We were warned that we needed to make ourselves as unobtrusive as possible – speaking only in whispers, avoiding sudden movement, with the wearing of deodorants or perfumes, and all food strictly prohibited. Moreover, once inside, we were advised that we wouldn’t be able to leave again until the bears had finished feeding.
When the first bear arrived she was very cautious at first, sniffing the air all the time and taking a circuitous route from the depths of the forest. Then, purposefully, this 5 or 6 year old female with thick brown fur and sporting a lighter band across her back, began to paw out the hidden corn and apples.
Twenty-five minutes later she seemed to be finally relaxing only for a noisy little Doormice to engaged in a little fracas above and below our hide and in a blink, she was gone.
It was like a disappearing trick and our guide advised us that this ability to move quickly and silently is common to all brown bears. They are big animals, but they pass through the forest like ghosts, their soft padded paws spreading out their weight and their bulky, but lithe bodies avoid rustling bushes or cracking twigs.

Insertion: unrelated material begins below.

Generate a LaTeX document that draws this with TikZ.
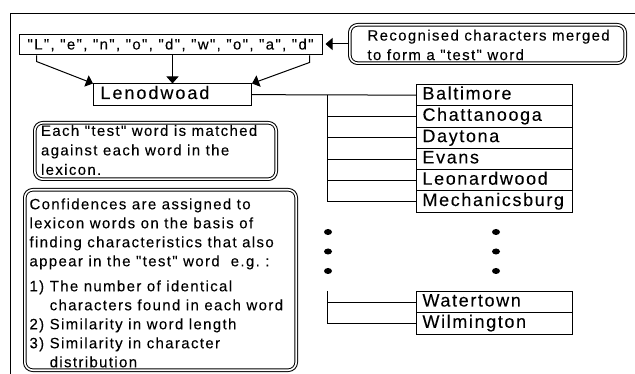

After another interlude, this time watching a Nuthatch enjoy her/his share of the bear bounty, another bear ambled into view. This time there was little caution and one could instantly see why, for the second visitor was a fully-grown 160kg male, with a giant hump on his striped back and a look that said he was fully aware of his status as king of the forest.
Rather than clawing then sniffing, watching then nibbling, this bear just got straight on with clearing out the food-filled holes. But such is the bear’s caution – mostly about either human intervention or the risk of a stand-off with another bear – a sharp noise twenty minutes later caused him also to flee.
We assumed that was it for the night. Sunset was close and darkness was now drawing into the forest, but less than 10 minutes later and a much smaller, younger bear scampered in, with long black socks on its paws. It could clearly sense the recent presence of another bear but seemed confident that it now had the larder to itself – until 15 minutes late a second bear of similar size arrived. Rather than running off or confronting the newcomer, bear #3 just carried on eating, while bear #4 found his/her own stash.
According to our guides, these were clearly siblings, probably both female and recently kicked out of their mother’s den, or they wouldn’t have tolerated each other’s presence. Mature bears are solitary beings outside of the breeding season, but it is also common for young siblings to stick together in their first summer of leaving the den.
For the next hour these two bears got to work at clearing out every available morsel in front of our hide and provided markontour with a truly magical experience.
*We were truly lucky to benefit from a wonderful guide, Petra Draškovič Pelc, who has devoted her life to the study of bears, with a sideline in amazing nature photography. We learned so much on a relaxed full-day hike and bear-watch with Petra, from identifying animal prints to understanding their habitat, and it was wonderful that she seemed almost as excited as us when the bears finally showed up. Highly recommended as a guide.